Mulberry & Prince


19 May 2019

MULBERRY & PRINCE
12 Pepper Street, Cape Town

M & P has been one of those places we’d idly wanted to go to for some time without actually ever making the effort. The wife was a bit iffy about the online dinner menu. It seemed that Sunday brunch would be an ideal opportunity to check out the joint without the significant emotional and financial investment dinner can be.

They have two seatings, at 10h00 (way too early for the likes of us who enjoy sleeping in) and at 12h00, which I’d think of as lunch more than brunch.

The beautiful old Cape building is just off the corner with Bree Street, and a block away from Jason Bakery, with dramatically dark frontage and a minimalist, modern interior of polished cement floor, a variety of plain tables and abstract art works against the walls.

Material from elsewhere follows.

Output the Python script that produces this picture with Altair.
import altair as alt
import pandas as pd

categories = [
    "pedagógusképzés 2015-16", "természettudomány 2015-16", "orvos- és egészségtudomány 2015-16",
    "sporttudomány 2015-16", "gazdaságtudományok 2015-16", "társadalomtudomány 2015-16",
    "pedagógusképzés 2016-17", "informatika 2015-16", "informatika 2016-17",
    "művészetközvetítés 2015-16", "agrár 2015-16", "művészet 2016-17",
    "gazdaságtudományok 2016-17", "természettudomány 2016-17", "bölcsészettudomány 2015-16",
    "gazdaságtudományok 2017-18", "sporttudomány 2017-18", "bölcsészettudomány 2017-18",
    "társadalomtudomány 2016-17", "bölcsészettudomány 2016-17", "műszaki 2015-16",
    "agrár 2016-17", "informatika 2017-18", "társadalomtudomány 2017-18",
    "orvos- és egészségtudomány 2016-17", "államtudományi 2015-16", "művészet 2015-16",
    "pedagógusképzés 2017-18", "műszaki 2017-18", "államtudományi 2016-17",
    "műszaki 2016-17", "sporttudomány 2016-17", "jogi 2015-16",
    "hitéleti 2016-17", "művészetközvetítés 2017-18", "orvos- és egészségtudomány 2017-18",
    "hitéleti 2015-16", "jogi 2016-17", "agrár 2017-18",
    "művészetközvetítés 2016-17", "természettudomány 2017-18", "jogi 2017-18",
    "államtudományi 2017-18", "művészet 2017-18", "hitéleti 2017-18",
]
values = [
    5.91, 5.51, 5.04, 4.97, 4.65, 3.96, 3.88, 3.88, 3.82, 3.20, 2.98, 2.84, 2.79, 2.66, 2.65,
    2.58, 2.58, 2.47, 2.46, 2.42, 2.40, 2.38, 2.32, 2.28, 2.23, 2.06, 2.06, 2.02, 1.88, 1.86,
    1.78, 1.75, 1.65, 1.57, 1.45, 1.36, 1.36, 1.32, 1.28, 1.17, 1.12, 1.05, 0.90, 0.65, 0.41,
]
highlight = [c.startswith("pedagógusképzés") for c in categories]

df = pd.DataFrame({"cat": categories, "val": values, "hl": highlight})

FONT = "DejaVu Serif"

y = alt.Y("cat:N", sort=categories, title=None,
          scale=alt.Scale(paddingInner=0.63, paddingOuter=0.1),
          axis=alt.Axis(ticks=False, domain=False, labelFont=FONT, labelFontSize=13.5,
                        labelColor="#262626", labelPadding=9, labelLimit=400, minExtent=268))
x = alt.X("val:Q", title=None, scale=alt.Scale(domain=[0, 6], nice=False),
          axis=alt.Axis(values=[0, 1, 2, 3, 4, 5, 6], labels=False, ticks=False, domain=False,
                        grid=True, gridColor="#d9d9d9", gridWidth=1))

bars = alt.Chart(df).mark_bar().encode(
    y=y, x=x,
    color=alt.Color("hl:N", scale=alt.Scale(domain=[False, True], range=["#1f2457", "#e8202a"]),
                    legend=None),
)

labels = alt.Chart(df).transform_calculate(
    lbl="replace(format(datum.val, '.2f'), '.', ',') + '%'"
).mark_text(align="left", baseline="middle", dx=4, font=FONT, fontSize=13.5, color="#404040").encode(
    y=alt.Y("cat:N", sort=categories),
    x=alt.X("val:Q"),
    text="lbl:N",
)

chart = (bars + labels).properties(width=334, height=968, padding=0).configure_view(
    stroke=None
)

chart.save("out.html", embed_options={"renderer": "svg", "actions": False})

The room is L-shaped with some of the patrons sitting along the kitchen and some, like us, around the corner in a small space with exposed roof beams and a bare brick “feature” wall.  It’s not exactly cosy and intimate but it’s bright and cheerful and rather elegant.

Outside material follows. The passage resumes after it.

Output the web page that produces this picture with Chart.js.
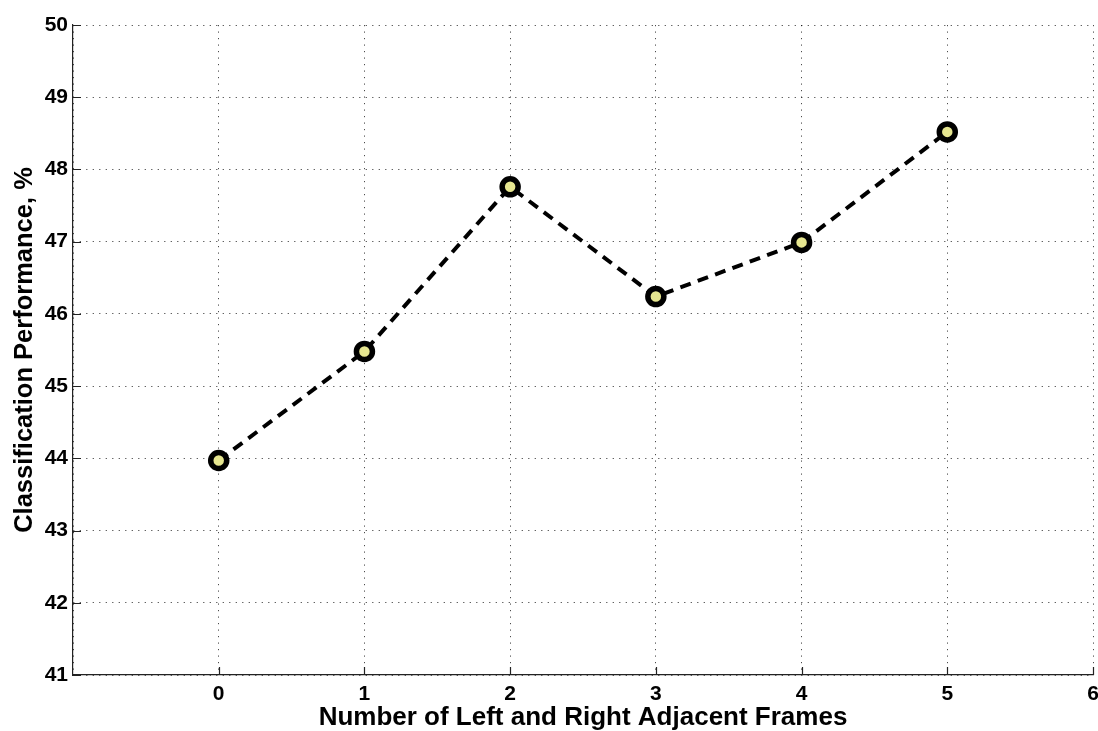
<!DOCTYPE html>
<html>
<head>
<meta charset="utf-8">
<script src="https://cdn.jsdelivr.net/npm/chart.js@4/dist/chart.umd.min.js"></script>
<style>
  html, body { margin: 0; padding: 0; background: #fff; overflow: hidden; }
  canvas { display: block; }
</style>
</head>
<body>
<canvas id="c" width="1098" height="731"></canvas>
<script>
// Adjacent-frame count vs. classification accuracy
const frames = [0, 1, 2, 3, 4, 5];
const performance = [43.97, 45.48, 47.76, 46.24, 46.99, 48.52];
const xTicks = [0, 1, 2, 3, 4, 5, 6];
const yTicks = [41, 42, 43, 44, 45, 46, 47, 48, 49, 50];

const FONT = '"Liberation Sans", Arial, Helvetica, sans-serif';
const RIGHT_MARGIN = 5;

// let the plot area run right up to the edge (the last tick label may overhang)
const fitRight = {
  id: 'fitRight',
  afterLayout(chart) {
    const target = chart.width - RIGHT_MARGIN;
    const area = chart.chartArea;
    const x = chart.scales.x;
    area.right = target;
    area.width = target - area.left;
    x.right = target;
    x.width = target - x.left;
    x.configure();
  }
};

// short inward tick marks along the left and bottom axes
const inwardTicks = {
  id: 'inwardTicks',
  afterDatasetsDraw(chart) {
    const { ctx, chartArea, scales } = chart;
    ctx.save();
    ctx.strokeStyle = '#222';
    ctx.lineWidth = 1.2;
    ctx.beginPath();
    xTicks.forEach(v => {
      const px = Math.round(scales.x.getPixelForValue(v)) + 0.5;
      ctx.moveTo(px, chartArea.bottom);
      ctx.lineTo(px, chartArea.bottom - 8);
    });
    yTicks.forEach(v => {
      const py = Math.round(scales.y.getPixelForValue(v)) + 0.5;
      ctx.moveTo(chartArea.left, py);
      ctx.lineTo(chartArea.left + 8, py);
    });
    ctx.stroke();
    ctx.restore();
  }
};

new Chart(document.getElementById('c'), {
  type: 'line',
  data: {
    datasets: [{
      data: frames.map((f, i) => ({ x: f, y: performance[i] })),
      borderColor: '#000',
      borderWidth: 4,
      borderDash: [11, 7.5],
      borderCapStyle: 'butt',
      tension: 0,
      fill: false,
      pointRadius: 8,
      pointHoverRadius: 8,
      pointBorderWidth: 5.5,
      pointBorderColor: '#000',
      pointBackgroundColor: '#e6e690'
    }]
  },
  options: {
    responsive: false,
    animation: false,
    events: [],
    layout: { padding: { top: 25, right: 0, left: 0, bottom: 0 } },
    plugins: { legend: { display: false }, tooltip: { enabled: false } },
    scales: {
      x: {
        type: 'linear',
        min: -1,
        max: 6,
        afterBuildTicks(scale) {
          scale.ticks = [-1].concat(xTicks).map(v => ({ value: v }));
        },
        afterFit(scale) {
          scale.height = 56;
        },
        ticks: {
          color: '#000',
          padding: 0,
          maxRotation: 0,
          autoSkip: false,
          font: { family: FONT, size: 21, weight: 'bold' },
          callback: v => (xTicks.includes(v) ? String(v) : '')
        },
        grid: {
          drawTicks: true,
          tickLength: 7,
          tickColor: 'rgba(0,0,0,0)',
          color: 'rgba(0,0,0,0.7)',
          lineWidth: 1
        },
        border: { display: true, color: '#222', width: 1.2, dash: [1.2, 5.3] },
        title: {
          display: true,
          text: 'Number of Left and Right Adjacent Frames',
          color: '#000',
          font: { family: FONT, size: 26, weight: 'bold', lineHeight: 1.0 },
          padding: { top: 0, bottom: 0 }
        }
      },
      y: {
        type: 'linear',
        min: 41,
        max: 50,
        afterBuildTicks(scale) {
          scale.ticks = yTicks.map(v => ({ value: v }));
        },
        afterFit(scale) {
          scale.width = 73;
        },
        ticks: {
          color: '#000',
          padding: 5,
          font: { family: FONT, size: 21, weight: 'bold' },
          callback: v => String(v)
        },
        grid: {
          drawTicks: false,
          color: 'rgba(0,0,0,0.7)',
          lineWidth: 1
        },
        border: { display: true, color: '#222', width: 1.2, dash: [1.2, 5.3] },
        title: {
          display: true,
          text: 'Classification Performance, %',
          color: '#000',
          font: { family: FONT, size: 25.5, weight: 'bold', lineHeight: 1.2 },
          padding: { top: 10, bottom: 0 }
        }
      }
    }
  },
  plugins: [fitRight, inwardTicks]
});
</script>
</body>
</html>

The brunch options are mostly priced at either R130 or R150, with the brioche French toast at R140, and the various sides are R35 each.  Six of the ten dishes are based around eggs, and there are also a chicken and waffle item, a pancake stack, French toast and a mixed berry waffle.

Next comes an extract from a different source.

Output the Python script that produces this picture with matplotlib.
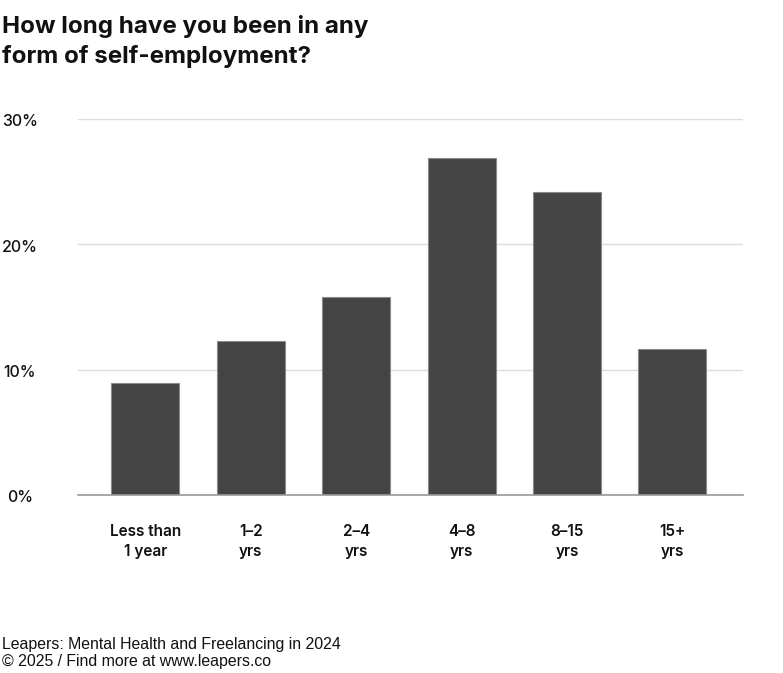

The wife chose the buttermilk biscuit sandwich, with scrambled eggs, melted cheddar, roasted tomatoes and hash brown (R130.)

I was torn between the fried chicken and waffle dish or the house chorizo scramble, with scrambled eggs, chorizo, caramelised onion, peppers, melted cheddar and hash brown (R150) because both looked good. My final choice was the latter, principally for the chorizo. Both of us ordered a side of a pork sausage (R35) and a mimosa (R85) with the meal.

Our coffees came out quickly enough but then there was a material lull between the ordering and the delivery of food. Waiting 50 minutes for your food is very trying when you haven’t had breakfast. Hey, wait, we’re here for brunch. Well, by the time we could eat, it WAS lunch in breakfast guise.

Each of us got a generous plateful, with the pork sausage oddly, literally on the side, two of them plonked on a side plate, like a forlorn afterthought. It would have made far more sense, aesthetically and conceptually, to plate then with the other elements.

The scrambled eggs were soft and lovely with gooey melted cheese, the chopped chorizo bits were succulent with a good hit of chilli and the hash brown had a lightly crisp crust yet was creamy inside, easily the best of its type I’ve ever eaten. The thin slice of toasted sourdough was okay.

The wife was equally impressed with her dish, but she thought the biscuit, except where the egg had soaked into it, was too dry and crisp.

We were divided on the pork sausage, which was the size of your standard banger though with a dry, loose texture. I didn’t care for it and somewhat lacked in flavour. The wife liked it. Call me a peasant but I like the traditional pork banger.

The coffee here is proudly single origin Ethiopian (from Rosetta Roastery, if that means anything to you) and it was excellent though not on the generous side.  The pricing is puzzling. An espresso is R30 and a cappuccino or flat white is R34.

When you get down to it, the brunch dishes, and especially if you add sides, are not much cheaper than a dinner main course in most restaurants and if you have the appetite to go full on here, brunch is not a more budget friendly meal than dinner at all.  The total cost for the two of us was just over R679 and it included the 10% gratuity, they already added to the bill for the convenience of the patron who can’t be bothered to calculate the tip.

Would I recommend M & P for Sunday brunch? Well, if time is not of the essence and you are feeling flush, why the hell not. The nosh was nice.